Thanks. I know the spelling. Not sure how I messed it up twice.
Brett, Thanks for posting. Some recent updates. 1) The TOEIC SP test fee in Japan was reduced by 630 yen starting for the Sept test. I have an IIBC spokesperson on record as saying it was a decision taken in response to a Ministry of Trade suggestion to lower the fees and profits being generated.2) The 92-year old IIBC Chairman Watanabe suddenly retired for "health reasons". However, he is still Chair of his Beautiful Aging Association and President of his law firm. He left the son of his girlfriend in charge as the new IIBC chairman.3) I was asked to write a third article about these updates and I did. However, The Japan Times is suddenly no longer interested in publishing anything further related to the scandal. Not even letters to the editor in response to my original articles.I'm sure the fact that The Japan Times' CEO sits on the IIBC Board of Trustees had nothing to do with killing the story just as it was getting interesting.
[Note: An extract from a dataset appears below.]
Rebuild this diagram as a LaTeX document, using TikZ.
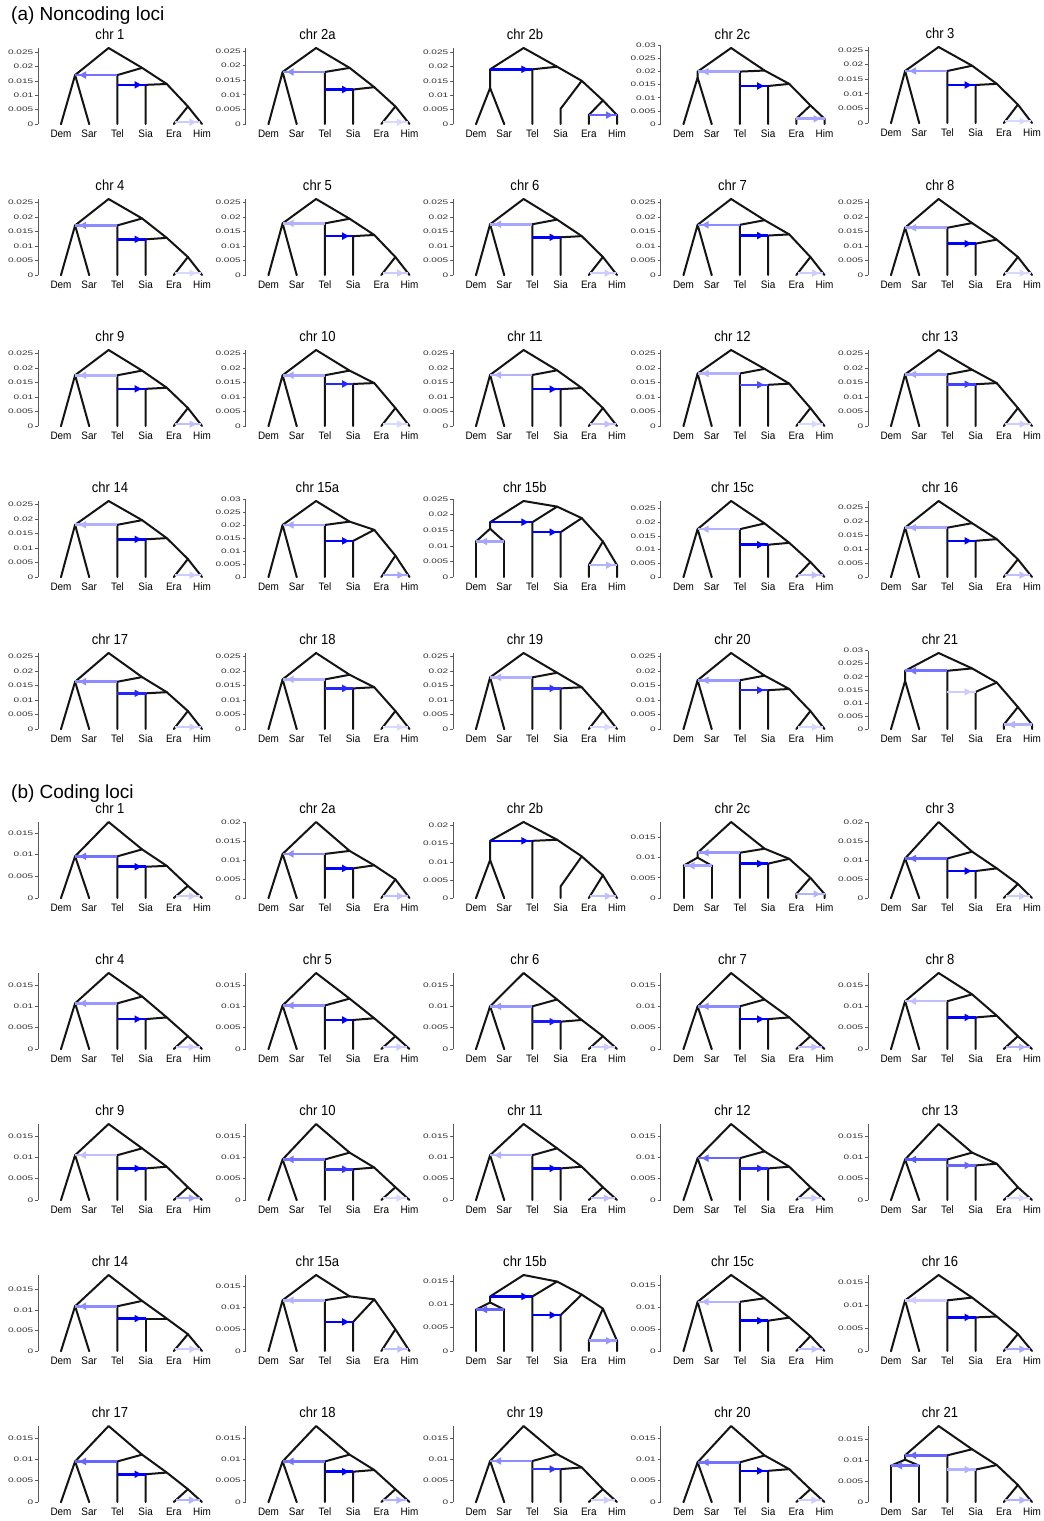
\documentclass[tikz,border=0pt]{standalone}
\usepackage{fontspec}
\setmainfont{Liberation Sans}
\usetikzlibrary{arrows.meta}
\tikzset{
  br/.style={line width=2pt, line cap=round, line join=round, black!92},
  ax/.style={line width=0.6pt, black!65},
  mig/.style={line width=2.6pt, draw=blue!#1!white},
  ticklab/.style={font=\fontsize{6.5}{6.5}\selectfont, xscale=1.55, inner sep=0.8pt, anchor=east, black!80},
  taxon/.style={font=\fontsize{10.8}{11}\selectfont, xscale=0.92, inner sep=0pt},
  ttl/.style={font=\fontsize{14.5}{15}\selectfont, xscale=0.9, inner sep=0pt},
  sect/.style={font=\fontsize{19}{20}\selectfont, anchor=west, inner sep=0pt},
}
% node heights of one panel, in units of 0.001
\pgfkeys{/chr/.is family, /chr,
  R/.store in=\cR, d/.store in=\cD, dt/.store in=\cDT, ds/.store in=\cDS,
  n1/.store in=\cNa, s/.store in=\cS, n2/.store in=\cNb, e/.store in=\cE,
  es/.store in=\cES,
  reset/.style={dt=0, ds=0, n1=0, n2=0, es=0},
  sec/.style={R=26.2, d=17.5, s=13, e=6.2}}

% #1 name, #2 x of Dem tip, #3 y of zero line, #4 title, #5 heights
\newcommand{\chrplot}[5]{%
  \pgfkeys{/chr, reset, sec, #5}%
  \pgfmathsetmacro\cK{76/\cR}%
  \pgfmathsetmacro\cDT{max(\cDT,\cD)}%
  \pgfmathsetmacro\cNa{(\cNa>0) ? \cNa : (\cDT+1.6)}%
  \pgfmathsetmacro\cNb{(\cNb>0) ? \cNb : (\cS+0.4)}%
  \pgfmathsetmacro\cEA{(\cES>0) ? \cES : (0.025*\cR)}%
  \pgfmathsetmacro\cEX{(\cES>0) ? 0 : (14.1*\cEA/\cE)}%
  \pgfmathtruncatemacro\cNT{floor((\cR+1)/5)}%
  \pgfmathsetmacro\cTop{max(\cR,5*\cNT)}%
  \coordinate (#1-dem)  at (#2,#3);
  \coordinate (#1-demt) at (#2,#3-\cDS*\cK);
  \coordinate (#1-sar)  at (#2+28.2,#3);
  \coordinate (#1-sart) at (#2+28.2,#3-\cDS*\cK);
  \coordinate (#1-ds)   at (#2+14.1,#3-\cD*\cK);
  \coordinate (#1-dst)  at (#2+14.1,#3-\cDT*\cK);
  \coordinate (#1-tel)  at (#2+56.4,#3);
  \coordinate (#1-telt) at (#2+56.4,#3-\cDT*\cK);
  \coordinate (#1-tels) at (#2+56.4,#3-\cS*\cK);
  \coordinate (#1-sia)  at (#2+84.6,#3);
  \coordinate (#1-siat) at (#2+84.6,#3-\cS*\cK);
  \coordinate (#1-era)  at (#2+112.8,#3);
  \coordinate (#1-erat) at (#2+112.8,#3-\cES*\cK);
  \coordinate (#1-him)  at (#2+141,#3);
  \coordinate (#1-himt) at (#2+141,#3-\cES*\cK);
  \coordinate (#1-eh)   at (#2+126.9,#3-\cE*\cK);
  \coordinate (#1-n2)   at (#2+105.75,#3-\cNb*\cK);
  \coordinate (#1-n1)   at (#2+81.1,#3-\cNa*\cK);
  \coordinate (#1-root) at (#2+47.6,#3-\cR*\cK);
  \coordinate (#1-erah) at (#2+112.8+\cEX,#3-\cEA*\cK);
  \coordinate (#1-himh) at (#2+141-\cEX,#3-\cEA*\cK);
  % axis
  \draw[ax] (#2-23,#3) -- (#2-23,#3-\cTop*\cK);
  \foreach \i/\tv in {0/0, 1/0.005, 2/0.01, 3/0.015, 4/0.02, 5/0.025, 6/0.03}{
    \ifnum\i>\cNT\relax\else
      \draw[ax] (#2-23,#3-5*\i*\cK) -- ++(-3,0) node[ticklab] (#1-y\i) {\tv};
    \fi}
  % tree
  \draw[br] (#1-demt) -- (#1-dem) (#1-sart) -- (#1-sar);
  \draw[br] (#1-demt) -- (#1-ds) -- (#1-sart);
  \draw[br] (#1-ds) -- (#1-dst) -- (#1-root) -- (#1-n1) -- (#1-n2) -- (#1-eh) -- (#1-himt) -- (#1-him);
  \draw[br] (#1-n1) -- (#1-telt) -- (#1-tel);
  \draw[br] (#1-n2) -- (#1-siat) -- (#1-sia);
  \draw[br] (#1-eh) -- (#1-erat) -- (#1-era);
  \foreach \lab/\ox in {Dem/0, Sar/28.2, Tel/56.4, Sia/84.6, Era/112.8, Him/141}
    \node[taxon] (#1-\lab) at (#2+\ox,#3+10) {\lab};
  \node[ttl] (#1-title) at (#2+49,#3-90) {#4};
}
\newcommand{\mig}[3]{%
  \draw[mig=#3] (#1) -- (#2);
  \draw[mig=#3, -{Triangle[length=7pt, width=7pt]}, shorten >=4pt] (#1) -- (#2);}
\newcommand{\stdmig}[4]{\mig{#1-telt}{#1-dst}{#2}\mig{#1-tels}{#1-siat}{#3}\mig{#1-erah}{#1-himh}{#4}}

\begin{document}
\begin{tikzpicture}[x=1pt, y=1pt, yscale=-1]
\useasboundingbox[fill=white] (0,0) rectangle (1044,1521);

%% ═══════════════════════════════════════════════════════════════════════════
%%  (a) Noncoding loci
%% ═══════════════════════════════════════════════════════════════════════════
\node[sect] (secA) at (11,16) {(a) Noncoding loci};

\chrplot{a1}{61}{124}{chr 1}{R=26.4, d=17, n1=19.5, s=13.6, n2=13.9, e=6.1}
\stdmig{a1}{55}{100}{20}
\chrplot{a2a}{268.5}{124}{chr 2a}{R=26, d=17.8, n1=19.2, s=11.8, n2=12.6, e=6}
\stdmig{a2a}{45}{100}{15}
\chrplot{a2b}{476}{124}{chr 2b}{R=26.4, d=12.5, dt=19, n1=19.9, s=5.3, n2=15, e=8.2, es=3.1}
\mig{a2b-dst}{a2b-telt}{100}
\mig{a2b-erah}{a2b-himh}{60}
\chrplot{a2c}{683.5}{124}{chr 2c}{R=29, d=17.7, dt=20, n1=20.4, s=14.5, n2=15.3, e=7.1, es=2}
\stdmig{a2c}{35}{100}{35}
\chrplot{a3}{891}{123}{chr 3}{R=26, d=17.8, n1=19.6, s=13, n2=13.4, e=6.3}
\stdmig{a3}{40}{100}{15}

\chrplot{a4}{61}{275}{chr 4}{d=17.1, n1=19.5, s=12.3, n2=12.8}
\stdmig{a4}{45}{100}{15}
\chrplot{a5}{268.5}{275}{chr 5}{d=17.8, s=13.4}
\stdmig{a5}{30}{100}{20}
\chrplot{a6}{476}{275}{chr 6}{d=17.5, s=13}
\stdmig{a6}{35}{100}{20}
\chrplot{a7}{683.5}{275}{chr 7}{d=17.3, s=13.6}
\stdmig{a7}{45}{100}{20}
\chrplot{a8}{891}{275}{chr 8}{d=16.3, s=10.8, n2=12.2}
\stdmig{a8}{35}{100}{15}

\chrplot{a9}{61}{426}{chr 9}{d=17.5, s=12.8}
\stdmig{a9}{30}{100}{25}
\chrplot{a10}{268.5}{426}{chr 10}{d=17.5, s=14.5, n2=14.8}
\stdmig{a10}{35}{85}{15}
\chrplot{a11}{476}{426}{chr 11}{d=17.6, s=12.7}
\stdmig{a11}{30}{100}{25}
\chrplot{a12}{683.5}{426}{chr 12}{d=18.1, s=14.2}
\stdmig{a12}{30}{70}{15}
\chrplot{a13}{891}{426}{chr 13}{d=17.8, s=14.4}
\stdmig{a13}{35}{75}{20}

\chrplot{a14}{61}{577}{chr 14}{d=18, s=13}
\stdmig{a14}{30}{100}{20}
\chrplot{a15a}{268.5}{577}{chr 15a}{R=29.5, d=20.2, n1=21.5, s=14, n2=18.3, e=8.3}
\stdmig{a15a}{35}{100}{35}
\chrplot{a15b}{476}{577}{chr 15b}{R=24.4, d=15.5, dt=17.6, ds=11.4, n1=22.6, s=14.4, n2=18.9, e=11.4, es=3.8}
\mig{a15b-dst}{a15b-telt}{100}
\mig{a15b-tels}{a15b-siat}{100}
\mig{a15b-sart}{a15b-demt}{35}
\mig{a15b-erah}{a15b-himh}{30}
\chrplot{a15c}{683.5}{577}{chr 15c}{R=27.8, d=17.5, n1=19.6, s=11.8, n2=12.5, e=5.5}
\stdmig{a15c}{30}{100}{25}
\chrplot{a16}{891}{577}{chr 16}{R=27.1, d=17.6, n1=19.2, s=12.9, n2=13.5, e=6.3}
\stdmig{a16}{35}{100}{25}

\chrplot{a17}{61}{729}{chr 17}{d=16.3, s=12.3}
\stdmig{a17}{45}{85}{20}
\chrplot{a18}{268.5}{729}{chr 18}{d=17.1, s=14}
\stdmig{a18}{30}{85}{15}
\chrplot{a19}{476}{729}{chr 19}{d=17.8, s=14}
\stdmig{a19}{30}{80}{15}
\chrplot{a20}{683.5}{729}{chr 20}{d=16.8, s=13.4}
\stdmig{a20}{40}{85}{15}
\chrplot{a21}{891}{729}{chr 21}{R=29.1, d=18.4, dt=22.3, n1=23.2, s=14.2, n2=17.8, e=8.4, es=1.7}
\mig{a21-telt}{a21-dst}{55}
\mig{a21-tels}{a21-siat}{20}
\mig{a21-himh}{a21-erah}{30}

%% ═══════════════════════════════════════════════════════════════════════════
%%  (b) Coding loci
%% ═══════════════════════════════════════════════════════════════════════════
\node[sect] (secB) at (11,794) {(b) Coding loci};
\pgfkeys{/chr/sec/.style={R=17.8, d=10, s=7.2, e=3}}

\chrplot{b1}{61}{898}{chr 1}{R=17.5, d=9.6, n1=11.2, s=7.2, n2=7.4, e=2.8}
\stdmig{b1}{55}{100}{20}
\chrplot{b2a}{268.5}{898}{chr 2a}{R=20, d=11.6, n1=12.4, s=7.8, n2=8.6, e=4.9}
\stdmig{b2a}{45}{100}{25}
\chrplot{b2b}{476}{898}{chr 2b}{R=21, d=10.5, dt=15.8, n1=16.1, s=3.2, n2=11.5, e=6.3}
\mig{b2b-dst}{b2b-telt}{100}
\mig{b2b-erah}{b2b-himh}{25}
\chrplot{b2c}{683.5}{898}{chr 2c}{R=18.8, d=10, dt=11.2, ds=8, n1=12.2, s=8.5, n2=9.7, e=5, es=1}
\stdmig{b2c}{40}{100}{30}
\mig{b2c-sart}{b2c-demt}{35}
\chrplot{b3}{891}{898}{chr 3}{R=20, d=10.4, n1=12.2, s=7.1, n2=7.8, e=3.7}
\stdmig{b3}{60}{100}{20}

\chrplot{b4}{61}{1049}{chr 4}{d=10.7, s=7}
\stdmig{b4}{40}{100}{20}
\chrplot{b5}{268.5}{1049}{chr 5}{d=10.2, s=6.8}
\stdmig{b5}{45}{100}{20}
\chrplot{b6}{476}{1049}{chr 6}{d=10, s=6.4}
\stdmig{b6}{40}{90}{20}
\chrplot{b7}{683.5}{1049}{chr 7}{d=10, s=7}
\stdmig{b7}{45}{100}{25}
\chrplot{b8}{891}{1049}{chr 8}{d=11.2, s=7.4}
\stdmig{b8}{25}{100}{30}

\chrplot{b9}{61}{1200}{chr 9}{d=10.5, s=7.4}
\stdmig{b9}{25}{100}{35}
\chrplot{b10}{268.5}{1200}{chr 10}{d=9.5, s=7.2}
\stdmig{b10}{55}{80}{15}
\chrplot{b11}{476}{1200}{chr 11}{d=10.5, s=7.4}
\stdmig{b11}{30}{100}{25}
\chrplot{b12}{683.5}{1200}{chr 12}{d=9.8, s=7.4}
\stdmig{b12}{60}{85}{20}
\chrplot{b13}{891}{1200}{chr 13}{d=9.5, s=8.1}
\stdmig{b13}{65}{60}{15}

\chrplot{b14}{61}{1351}{chr 14}{R=18.5, d=10.9, n1=12.2, s=7.9, n2=7.9, e=4.1}
\stdmig{b14}{45}{100}{20}
\chrplot{b15a}{268.5}{1351}{chr 15a}{R=17.5, d=11.7, n1=12.6, s=6.7, n2=11.9, e=5}
\stdmig{b15a}{30}{100}{25}
\chrplot{b15b}{476}{1351}{chr 15b}{R=16.3, d=10.4, dt=11.7, ds=8.9, n1=14.9, s=7.7, n2=12.1, e=9.1, es=2.2}
\mig{b15b-dst}{b15b-telt}{100}
\mig{b15b-tels}{b15b-siat}{100}
\mig{b15b-sart}{b15b-demt}{60}
\mig{b15b-erah}{b15b-himh}{40}
\chrplot{b15c}{683.5}{1351}{chr 15c}{R=17.3, d=11.2, n1=12, s=6.9, n2=7.6, e=3.4}
\stdmig{b15c}{30}{100}{25}
\chrplot{b16}{891}{1351}{chr 16}{R=16.5, d=11, n1=11.6, s=7.3, n2=7.5, e=3.7}
\stdmig{b16}{20}{100}{35}

\chrplot{b17}{61}{1502}{chr 17}{d=9.5, s=6.5}
\stdmig{b17}{60}{100}{30}
\chrplot{b18}{268.5}{1502}{chr 18}{d=9.5, s=7.1}
\stdmig{b18}{55}{100}{30}
\chrplot{b19}{476}{1502}{chr 19}{d=9.6, s=7.7}
\stdmig{b19}{45}{80}{20}
\chrplot{b20}{683.5}{1502}{chr 20}{d=9.3, s=7.3}
\stdmig{b20}{55}{100}{20}
\chrplot{b21}{891}{1502}{chr 21}{R=18.3, d=10.2, dt=11.25, ds=8.75, n1=12.7, s=7.8, n2=8.9, e=4.1}
\mig{b21-telt}{b21-dst}{60}
\mig{b21-tels}{b21-siat}{30}
\mig{b21-sart}{b21-demt}{55}
\mig{b21-erah}{b21-himh}{30}

\end{tikzpicture}
\end{document}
Hi James M,That is even more revealing. I would be very interested to read your third article - please. The Kanji Aptitude Test has gone through a very similar process, resulting in the organisation's head guy being arrested. Perhaps the Ministry of Trade doesn't want the same thing to happen to TOEIC, which involves an American organisation (ETS)? I would imagine a phone call from them would be sufficient to silence a newspaper.
Q,I'm currently shopping the article around to other news outlets. When/If it gets published I'll let you know. I interpret the Ministry of Trade suggestion and the IIBC's sudden decision to lower the price slightly differently than you. Over about a decade, the Kanji Test Association ignored 13 suggestions from the Ministry of Education to lower the price and the profits. Constantly ignoring these instructions eventually led to the raid by the Ministry of Education.The IIBC understood that it was better to lower the TOEIC fee now and give the Ministry of Trade an excuse not to open an investigation into the accounts. Having amakudari appointees on the IIBC Board (which the Kanji Association foolishly lacked) may also have given them inside info to help them realize it was better to lower the price sooner rather than later. I'm also confident there was no call by the Ministry of Trade to anyone at the paper.